Special Report: BP Oil Spill A Gusher For Lawyers
Professor Jeffrey Fisher is quoted on liability and the field of potential claimants in the BP Gulf Coast oil spill. Jonathan Stempel of Reuters filed this special report:
From a legal perspective, BP's Deepwater Horizon blowout and the 1989 grounding of the Exxon Valdez are in many respects night and day.
"The Gulf is seen to be a systemic breakdown," said Zygmunt Plater, a professor at Boston College Law School and former chairman of the Alaska Oil Spill Commission's legal task force after the Valdez disaster. "It's not just one guy who had some drinks."

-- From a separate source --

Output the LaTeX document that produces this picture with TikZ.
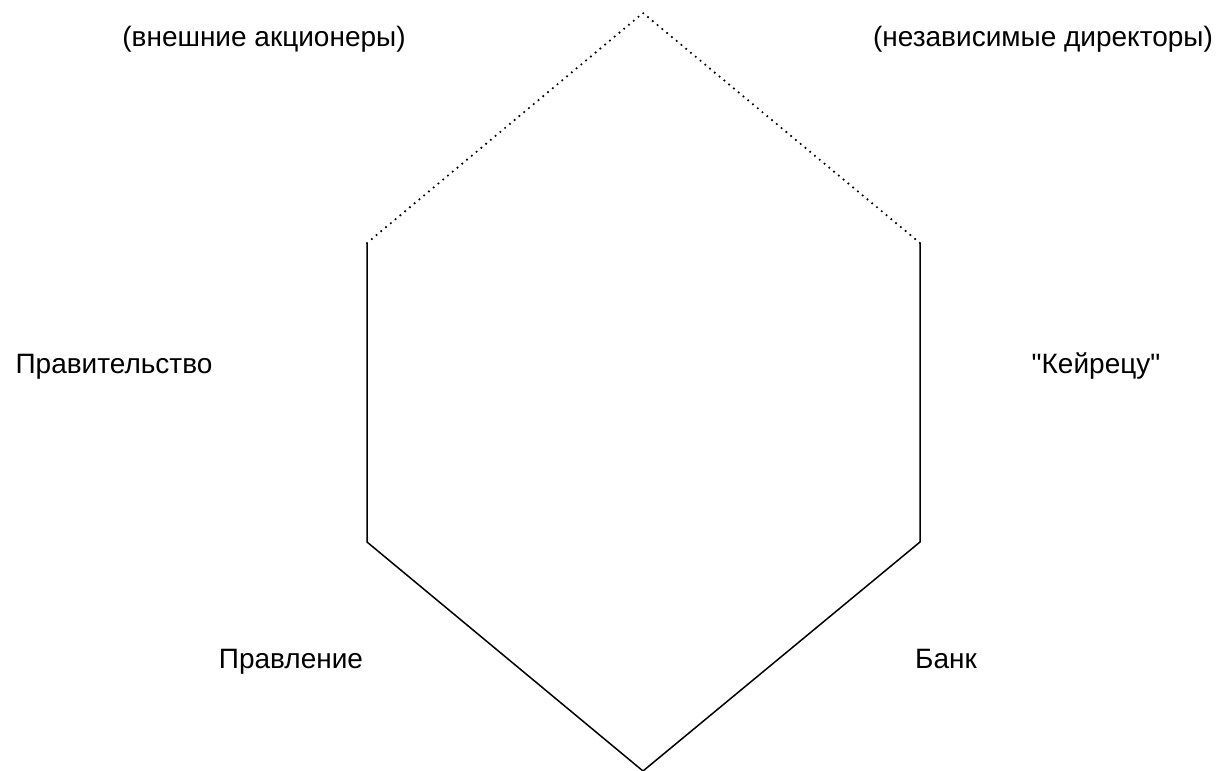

That was a reference to Joseph Hazelwood, the Valdez captain who admitted to drinking vodka before the spill. He was convicted of negligent discharge of oil, a misdemeanor, and sentenced to 1,000 hours of community service.
Jeffrey Fisher, a Stanford Law School professor who represented fishermen and other Valdez spill victims before the U.S. Supreme Court in the Exxon case, said BP may try to limit the field of potential claimants.
"When you have a calamity like this that has so many secondary and tertiary effects, which seep into the economy and the well-being of local communities, the question is going to be where courts draw the line," he said.
"BP can argue it is only liable for hard economic losses, such as wages," Fisher went on. "That will be a huge battleground. For example, someone told me that beach communities are losing out on huge amounts of tourism revenue. Is BP on the hook for any of that? We don't know."
"The lesson of both of these things, not so much from a legal level, is that we're not able to respond to massive oil spills," Stanford Law's Fisher said. "The only solution is prevention. It's not response, and it's not legal action."